Problem description →
From the first line of the listing below to the line with "const yTicks = [0, 1000, 2000, 3000, 4000, 5000, 6000, 7000];", print each line exactly, and nothing more. Leave out the pictures.

Data lines →
## Begin
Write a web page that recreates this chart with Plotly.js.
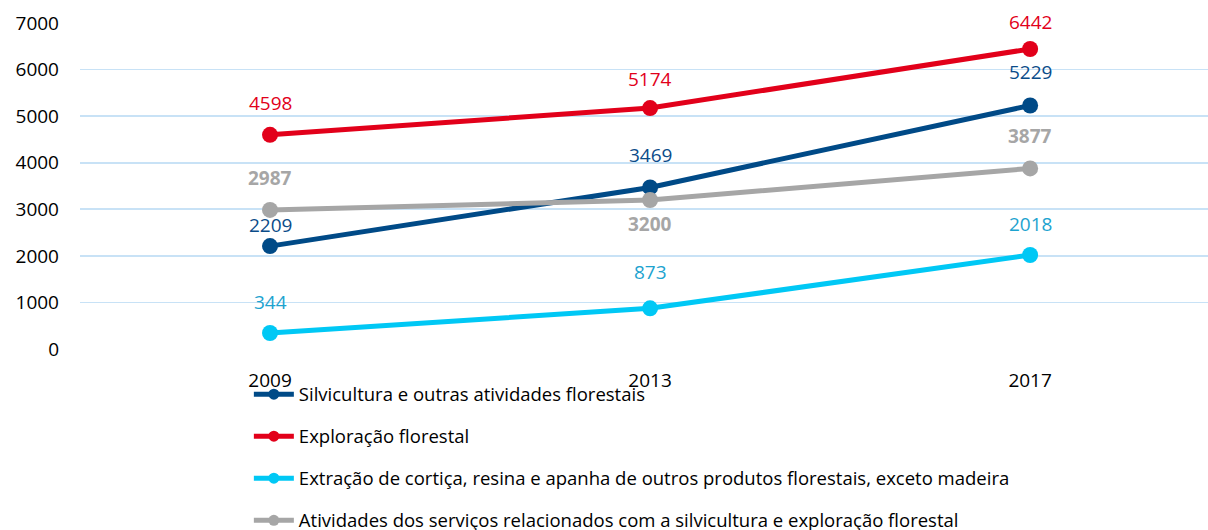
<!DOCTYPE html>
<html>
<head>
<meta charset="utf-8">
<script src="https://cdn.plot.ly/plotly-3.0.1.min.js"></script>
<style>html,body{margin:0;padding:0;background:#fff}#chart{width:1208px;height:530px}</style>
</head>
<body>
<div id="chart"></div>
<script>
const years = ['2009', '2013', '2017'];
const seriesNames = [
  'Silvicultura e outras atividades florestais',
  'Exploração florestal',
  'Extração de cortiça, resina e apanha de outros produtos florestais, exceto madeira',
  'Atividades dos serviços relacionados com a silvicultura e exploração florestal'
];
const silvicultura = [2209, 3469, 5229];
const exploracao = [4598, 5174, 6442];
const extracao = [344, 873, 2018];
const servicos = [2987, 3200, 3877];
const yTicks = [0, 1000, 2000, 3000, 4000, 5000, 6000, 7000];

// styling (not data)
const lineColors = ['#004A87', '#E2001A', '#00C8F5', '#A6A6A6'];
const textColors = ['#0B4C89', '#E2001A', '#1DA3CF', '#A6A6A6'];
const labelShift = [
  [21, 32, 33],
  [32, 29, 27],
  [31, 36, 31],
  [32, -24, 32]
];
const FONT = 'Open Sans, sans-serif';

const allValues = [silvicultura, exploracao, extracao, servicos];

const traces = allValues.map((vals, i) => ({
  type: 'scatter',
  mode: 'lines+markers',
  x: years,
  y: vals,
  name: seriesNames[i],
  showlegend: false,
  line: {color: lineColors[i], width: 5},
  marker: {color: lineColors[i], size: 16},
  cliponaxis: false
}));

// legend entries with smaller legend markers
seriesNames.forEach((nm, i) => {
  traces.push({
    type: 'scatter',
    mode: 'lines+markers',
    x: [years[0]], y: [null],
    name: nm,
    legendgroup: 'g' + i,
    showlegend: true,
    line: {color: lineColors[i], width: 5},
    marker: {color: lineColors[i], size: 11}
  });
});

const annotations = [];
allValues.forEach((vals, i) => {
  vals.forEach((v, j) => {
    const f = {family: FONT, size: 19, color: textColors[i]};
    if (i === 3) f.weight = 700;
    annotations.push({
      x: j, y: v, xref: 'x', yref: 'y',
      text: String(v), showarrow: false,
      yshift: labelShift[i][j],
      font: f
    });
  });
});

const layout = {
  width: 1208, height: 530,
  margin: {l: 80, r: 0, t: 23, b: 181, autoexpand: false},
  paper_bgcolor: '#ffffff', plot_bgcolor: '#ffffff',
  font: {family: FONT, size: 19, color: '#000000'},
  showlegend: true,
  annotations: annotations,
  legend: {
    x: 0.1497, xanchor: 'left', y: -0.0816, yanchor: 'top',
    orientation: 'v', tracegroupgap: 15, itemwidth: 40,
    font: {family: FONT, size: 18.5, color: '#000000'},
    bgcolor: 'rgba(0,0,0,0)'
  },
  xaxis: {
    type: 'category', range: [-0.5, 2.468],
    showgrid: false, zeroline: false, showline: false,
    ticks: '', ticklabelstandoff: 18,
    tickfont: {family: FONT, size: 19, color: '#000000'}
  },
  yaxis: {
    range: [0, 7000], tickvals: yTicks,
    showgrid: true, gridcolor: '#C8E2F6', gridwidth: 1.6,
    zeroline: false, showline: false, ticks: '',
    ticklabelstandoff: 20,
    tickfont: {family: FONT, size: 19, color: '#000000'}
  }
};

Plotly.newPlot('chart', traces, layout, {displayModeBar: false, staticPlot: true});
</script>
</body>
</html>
## End
Full output →
Write a web page that recreates this chart with Plotly.js.
<!DOCTYPE html>
<html>
<head>
<meta charset="utf-8">
<script src="https://cdn.plot.ly/plotly-3.0.1.min.js"></script>
<style>html,body{margin:0;padding:0;background:#fff}#chart{width:1208px;height:530px}</style>
</head>
<body>
<div id="chart"></div>
<script>
const years = ['2009', '2013', '2017'];
const seriesNames = [
  'Silvicultura e outras atividades florestais',
  'Exploração florestal',
  'Extração de cortiça, resina e apanha de outros produtos florestais, exceto madeira',
  'Atividades dos serviços relacionados com a silvicultura e exploração florestal'
];
const silvicultura = [2209, 3469, 5229];
const exploracao = [4598, 5174, 6442];
const extracao = [344, 873, 2018];
const servicos = [2987, 3200, 3877];
const yTicks = [0, 1000, 2000, 3000, 4000, 5000, 6000, 7000];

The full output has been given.